#### Recorded data ####

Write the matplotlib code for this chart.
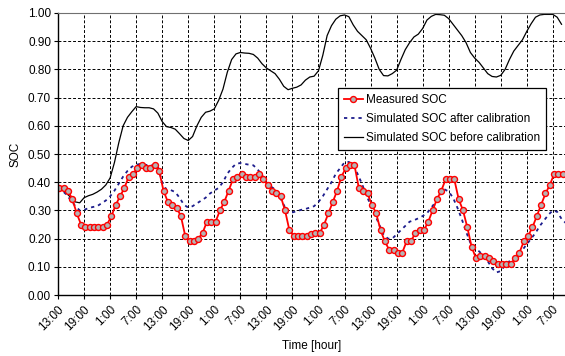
import numpy as np
import matplotlib
matplotlib.use("Agg")
import matplotlib.pyplot as plt
from matplotlib.ticker import MultipleLocator, FormatStrFormatter

plt.rcParams['font.family'] = ['Liberation Sans', 'DejaVu Sans']

# measured SOC, hourly samples starting a little after 13:00
measured = [
    0.38, 0.38, 0.37, 0.34, 0.29, 0.25, 0.24, 0.24, 0.24, 0.24,
    0.24, 0.25, 0.28, 0.32, 0.35, 0.38, 0.42, 0.43, 0.45, 0.46,
    0.45, 0.45, 0.46, 0.44, 0.37, 0.33, 0.32, 0.31, 0.28, 0.21,
    0.19, 0.19, 0.20, 0.22, 0.26, 0.26, 0.26, 0.30, 0.33, 0.37,
    0.41, 0.42, 0.43, 0.42, 0.42, 0.42, 0.43, 0.41, 0.39, 0.37,
    0.36, 0.35, 0.30, 0.23, 0.21, 0.21, 0.21, 0.21, 0.215, 0.22,
    0.22, 0.25, 0.29, 0.33, 0.37, 0.42, 0.45, 0.46, 0.46, 0.38,
    0.37, 0.36, 0.32, 0.29, 0.23, 0.19, 0.16, 0.16, 0.15, 0.15,
    0.19, 0.19, 0.22, 0.23, 0.23, 0.26, 0.30, 0.34, 0.37, 0.41,
    0.41, 0.41, 0.34, 0.30, 0.24, 0.17, 0.13, 0.14, 0.14, 0.13,
    0.12, 0.11, 0.11, 0.11, 0.11, 0.13, 0.15, 0.19, 0.21, 0.24,
    0.28, 0.32, 0.36, 0.39, 0.43, 0.43, 0.43,
]
meas_t = np.arange(len(measured)) + 0.3

# simulated SOC after calibration (hourly)
sim_after = [
    0.38, 0.37, 0.355, 0.335, 0.315, 0.30, 0.302, 0.308, 0.312, 0.315,
    0.325, 0.335, 0.35, 0.37, 0.395, 0.42, 0.44, 0.455, 0.462, 0.465,
    0.462, 0.46, 0.46, 0.455, 0.40, 0.373, 0.372, 0.365, 0.345, 0.32,
    0.31, 0.315, 0.325, 0.335, 0.345, 0.36, 0.37, 0.38, 0.40, 0.43,
    0.45, 0.465, 0.468, 0.465, 0.462, 0.46, 0.445, 0.425, 0.40, 0.385,
    0.375, 0.35, 0.32, 0.29, 0.293, 0.297, 0.302, 0.305, 0.31, 0.315,
    0.33, 0.35, 0.375, 0.40, 0.43, 0.45, 0.47, 0.472, 0.46, 0.43,
    0.395, 0.355, 0.32, 0.285, 0.25, 0.215, 0.20, 0.20, 0.215, 0.23,
    0.245, 0.26, 0.265, 0.272, 0.28, 0.29, 0.31, 0.33, 0.355, 0.375,
    0.367, 0.345, 0.31, 0.27, 0.225, 0.185, 0.165, 0.155, 0.14, 0.12,
    0.095, 0.08, 0.085, 0.105, 0.12, 0.13, 0.145, 0.16, 0.18, 0.20,
    0.22, 0.245, 0.265, 0.285, 0.30, 0.295, 0.27, 0.255,
]
after_t = np.arange(len(sim_after))

# simulated SOC before calibration (hourly)
sim_before = [
    0.385, 0.375, 0.36, 0.345, 0.33, 0.327, 0.345, 0.352, 0.357, 0.365,
    0.375, 0.39, 0.415, 0.47, 0.54, 0.60, 0.63, 0.65, 0.668, 0.665,
    0.664, 0.664, 0.66, 0.645, 0.615, 0.597, 0.594, 0.588, 0.572, 0.555,
    0.548, 0.562, 0.60, 0.63, 0.648, 0.652, 0.66, 0.69, 0.73, 0.79,
    0.835, 0.855, 0.86, 0.858, 0.857, 0.853, 0.84, 0.82, 0.805, 0.795,
    0.785, 0.765, 0.74, 0.728, 0.733, 0.737, 0.745, 0.762, 0.773, 0.776,
    0.795, 0.85, 0.92, 0.955, 0.978, 0.99, 0.993, 0.987, 0.958, 0.935,
    0.92, 0.905, 0.875, 0.84, 0.80, 0.778, 0.777, 0.785, 0.797, 0.835,
    0.87, 0.895, 0.915, 0.925, 0.945, 0.975, 0.988, 0.995, 0.994, 0.992,
    0.98, 0.96, 0.94, 0.92, 0.895, 0.86, 0.84, 0.825, 0.805, 0.785,
    0.775, 0.773, 0.779, 0.80, 0.835, 0.865, 0.885, 0.905, 0.935, 0.962,
    0.985, 0.993, 0.995, 0.995, 0.995, 0.985, 0.96,
]
before_t = np.arange(len(sim_before))

tick_labels = ["13:00", "19:00", "1:00", "7:00"] * 5

fig = plt.figure(figsize=(5.65, 3.56), dpi=100)
ax = fig.add_axes([0.1027, 0.1713, 0.8973, 0.7922])

ax.plot(before_t, sim_before, "k-", lw=0.9,
        label="Simulated SOC before calibration")
ax.plot(after_t, sim_after, color="#1c1c8c", lw=1.3, ls=(0, (1.8, 2.2)),
        label="Simulated SOC after calibration")
ax.plot(meas_t, measured, color="#ff0000", lw=1.3, marker="o", ms=4.3,
        mfc="#b4b4b4", mec="#ff0000", mew=1.0, label="Measured SOC")

ax.set_xlim(0, 116.8)
ax.set_ylim(0, 1.0)
ax.yaxis.set_major_locator(MultipleLocator(0.1))
ax.yaxis.set_major_formatter(FormatStrFormatter("%.2f"))
ax.set_xticks(np.arange(0, 115, 6))
ax.set_xticklabels(tick_labels, rotation=45, ha="right", rotation_mode="anchor")
ax.tick_params(axis="both", labelsize=8.5, length=3, width=0.8, direction="out",
               pad=2)
ax.tick_params(axis="x", pad=3)

ax.grid(True, color="black", ls=(0, (3, 2)), lw=0.7)
ax.set_axisbelow(True)
ax.spines['right'].set_visible(False)
ax.spines['top'].set_color("#707070")
ax.spines['left'].set_linewidth(1.0)
ax.spines['bottom'].set_linewidth(1.0)

ax.set_xlabel("Time [hour]", fontsize=8.5, labelpad=5)
ax.set_ylabel("SOC", fontsize=8.5, labelpad=5)

handles, labels = ax.get_legend_handles_labels()
order = [2, 1, 0]
leg = ax.legend([handles[i] for i in order], [labels[i] for i in order],
                loc="upper left", bbox_to_anchor=(0.552, 0.733),
                borderaxespad=0, fontsize=8.5, fancybox=False, framealpha=1,
                edgecolor="black", handlelength=1.6, borderpad=0.5,
                labelspacing=0.6, handletextpad=0.3)
leg.get_frame().set_linewidth(0.9)

fig.savefig("out.png", dpi=100)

####

• **Task details**: Restate the data word for word from its first line through the line with "meas_t = np.arange(len(measured)) + 0.3", leaving out any picture along the way.

• **Exercise result**:
Write the matplotlib code for this chart.
import numpy as np
import matplotlib
matplotlib.use("Agg")
import matplotlib.pyplot as plt
from matplotlib.ticker import MultipleLocator, FormatStrFormatter

plt.rcParams['font.family'] = ['Liberation Sans', 'DejaVu Sans']

# measured SOC, hourly samples starting a little after 13:00
measured = [
    0.38, 0.38, 0.37, 0.34, 0.29, 0.25, 0.24, 0.24, 0.24, 0.24,
    0.24, 0.25, 0.28, 0.32, 0.35, 0.38, 0.42, 0.43, 0.45, 0.46,
    0.45, 0.45, 0.46, 0.44, 0.37, 0.33, 0.32, 0.31, 0.28, 0.21,
    0.19, 0.19, 0.20, 0.22, 0.26, 0.26, 0.26, 0.30, 0.33, 0.37,
    0.41, 0.42, 0.43, 0.42, 0.42, 0.42, 0.43, 0.41, 0.39, 0.37,
    0.36, 0.35, 0.30, 0.23, 0.21, 0.21, 0.21, 0.21, 0.215, 0.22,
    0.22, 0.25, 0.29, 0.33, 0.37, 0.42, 0.45, 0.46, 0.46, 0.38,
    0.37, 0.36, 0.32, 0.29, 0.23, 0.19, 0.16, 0.16, 0.15, 0.15,
    0.19, 0.19, 0.22, 0.23, 0.23, 0.26, 0.30, 0.34, 0.37, 0.41,
    0.41, 0.41, 0.34, 0.30, 0.24, 0.17, 0.13, 0.14, 0.14, 0.13,
    0.12, 0.11, 0.11, 0.11, 0.11, 0.13, 0.15, 0.19, 0.21, 0.24,
    0.28, 0.32, 0.36, 0.39, 0.43, 0.43, 0.43,
]
meas_t = np.arange(len(measured)) + 0.3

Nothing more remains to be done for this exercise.